7. The learned Judges in the High Court were positive in their conclusion that P.Ws. 1 and 6 could have easily witnessed the occurrence as claimed by them having regard to the fact that the incident seem to have occurrd very near the residential area of the huts of the deceased and the accused and the presence of Pws.1,6, at that time was normal and nothing strange. So far as the grievance as to the belated FIR is concerned, sufficient explanation was founded to have been given. The place of incident is said to be situated in a remote area namely three kilometers away from the village itself and the village in turn itself is said to be situated in a remote area in Athani Taluk. In such circumstances, the explanation given that no one who was present at the time of occurrence could dare to leave the place in the dead of nigh to inform others or qo to the police Station seems to be plausible and reasonable and that only after the arrival of Pw-7, another son of the deceased, at the place of incident they could send information to the police, normal and sufficiently explains the delay. Thus, the same could not be said to cast any shadow of doubt on the truthfulness of the case of the prosecution, on this account.

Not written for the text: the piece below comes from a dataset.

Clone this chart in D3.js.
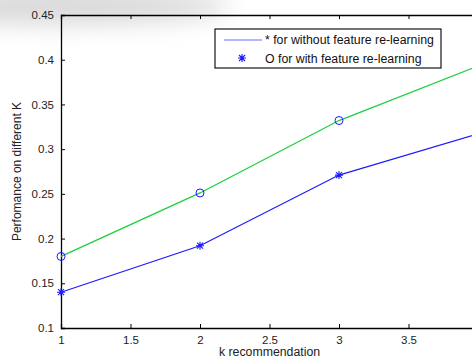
<!DOCTYPE html>
<html>
<head>
<meta charset="utf-8">
<script src="https://cdn.jsdelivr.net/npm/d3@7"></script>
<style>
  body { margin: 0; background: #fff; }
  svg { font-family: "Liberation Sans", Arial, sans-serif; }
</style>
</head>
<body>
<div id="chart"></div>
<script>
// data
const kValues = [1, 2, 3, 4];
const withoutRelearning = [0.14, 0.192, 0.271, 0.317];
const withRelearning = [0.18, 0.251, 0.332, 0.393];
const xTicks = [1, 1.5, 2, 2.5, 3, 3.5];
const yTicks = [0.1, 0.15, 0.2, 0.25, 0.3, 0.35, 0.4, 0.45];
const legendLabels = ["* for without feature re-learning", "O for with feature re-learning"];

const width = 472, height = 360;
const margin = {top: 15, right: -6, bottom: 32, left: 61};

const svg = d3.select("#chart").append("svg")
  .attr("width", width)
  .attr("height", height);

// grey smudge top-left of the scan
const defs = svg.append("defs");
defs.append("filter").attr("id", "blur")
  .attr("x", "-50%").attr("y", "-100%").attr("width", "200%").attr("height", "300%")
  .append("feGaussianBlur").attr("stdDeviation", 12);
svg.append("ellipse")
  .attr("cx", 60).attr("cy", 6).attr("rx", 170).attr("ry", 18)
  .attr("fill", "#d8d8d8")
  .attr("filter", "url(#blur)");

const x = d3.scaleLinear()
  .domain([1, 4])
  .range([margin.left, width - margin.right]);

const y = d3.scaleLinear()
  .domain([0.1, 0.45])
  .range([height - margin.bottom, margin.top]);

const g = svg.append("g");

// bottom axis (ticks inside)
g.append("g")
  .attr("transform", "translate(0," + y(0.1) + ")")
  .call(d3.axisBottom(x).tickValues(xTicks).tickSize(-4).tickPadding(8).tickFormat(d3.format("")))
  .call(a => a.select(".domain").attr("stroke-width", 1.3))
  .selectAll("text").style("font-size", "11.5px").attr("fill", "#222");

// top axis
g.append("g")
  .attr("transform", "translate(0," + y(0.45) + ")")
  .call(d3.axisTop(x).tickValues(xTicks).tickSize(-4).tickFormat(""))
  .call(a => a.select(".domain").attr("stroke-width", 1.3));

// left axis
g.append("g")
  .attr("transform", "translate(" + x(1) + ",0)")
  .call(d3.axisLeft(y).tickValues(yTicks).tickSize(-4).tickPadding(7).tickFormat(d3.format("")))
  .call(a => a.select(".domain").attr("stroke-width", 1.3))
  .selectAll("text").style("font-size", "11.5px").attr("fill", "#222");

// lines
const line = d3.line()
  .x((d, i) => x(kValues[i]))
  .y(d => y(d));

g.append("path")
  .datum(withRelearning)
  .attr("d", line)
  .attr("fill", "none")
  .attr("stroke", "#1ccf3c")
  .attr("stroke-width", 1.3);

g.append("path")
  .datum(withoutRelearning)
  .attr("d", line)
  .attr("fill", "none")
  .attr("stroke", "#1a1aff")
  .attr("stroke-width", 1.2);

// circle markers
g.selectAll("circle.m")
  .data(withRelearning)
  .enter().append("circle")
  .attr("cx", (d, i) => x(kValues[i]))
  .attr("cy", d => y(d))
  .attr("r", 4)
  .attr("fill", "none")
  .attr("stroke", "#1a1aff")
  .attr("stroke-width", 1);

// asterisk markers
function asterisk(sel) {
  sel.append("path").attr("d", "M-4,0H4M0,-4V4M-3,-3L3,3M-3,3L3,-3")
    .attr("stroke", "#1a1aff").attr("stroke-width", 1.1).attr("fill", "none");
}
g.selectAll("g.star")
  .data(withoutRelearning)
  .enter().append("g")
  .attr("transform", (d, i) => "translate(" + x(kValues[i]) + "," + y(d) + ")")
  .call(asterisk);

// axis labels
svg.append("text")
  .attr("x", (x(1) + x(4)) / 2)
  .attr("y", 356)
  .attr("text-anchor", "middle")
  .style("font-size", "12.3px")
  .attr("fill", "#222")
  .text("k recommendation");

svg.append("text")
  .attr("transform", "translate(21," + (y(0.275)) + ") rotate(-90)")
  .attr("text-anchor", "middle")
  .style("font-size", "12px")
  .attr("fill", "#222")
  .text("Perfomance on different K");

// legend
const legend = svg.append("g").attr("transform", "translate(215,29)");
legend.append("rect")
  .attr("width", 226).attr("height", 39)
  .attr("fill", "#fff")
  .attr("stroke", "#000")
  .attr("stroke-width", 1.1);

legend.append("line")
  .attr("x1", 9).attr("x2", 47).attr("y1", 11).attr("y2", 11)
  .attr("stroke", "#6f6fff").attr("stroke-width", 1.2);

legend.append("g")
  .attr("transform", "translate(27,29)")
  .call(asterisk);

legend.selectAll("text.lab")
  .data(legendLabels)
  .enter().append("text")
  .attr("x", 50)
  .attr("y", (d, i) => 15 + i * 19)
  .style("font-size", "12.3px")
  .attr("fill", "#111")
  .text(d => d);
</script>
</body>
</html>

8. On an overall consideration of the judgment of the learned Sessions Judge as well as that of the High Court, we could notice the patent errors in the judgment of the learned Trial Judge pointed out by the High court in the matter of appreciation of the evidence in not only rejecting valuable material without giving due weight or importance to the same but entertaining doubts and surmising much under the pretext of analysing the probabilities of the case. despite the coquent and convincing evidence on record a finding in favour of the accused seem to have been arrived at by the learned Trial Judge on an incomplete evaluation of the evidence resulting in total miscarriage of justice. This, in our view, justified the interference with the judgment of acquittal rendered by the learnd Sessions Judge, in the hands of the High Court .
9. For all the reasons stated above, we see no reason to interfere with the well merited conclusions and judgement of the division bench of the High Court. The appeal fails and shall stand dismissed.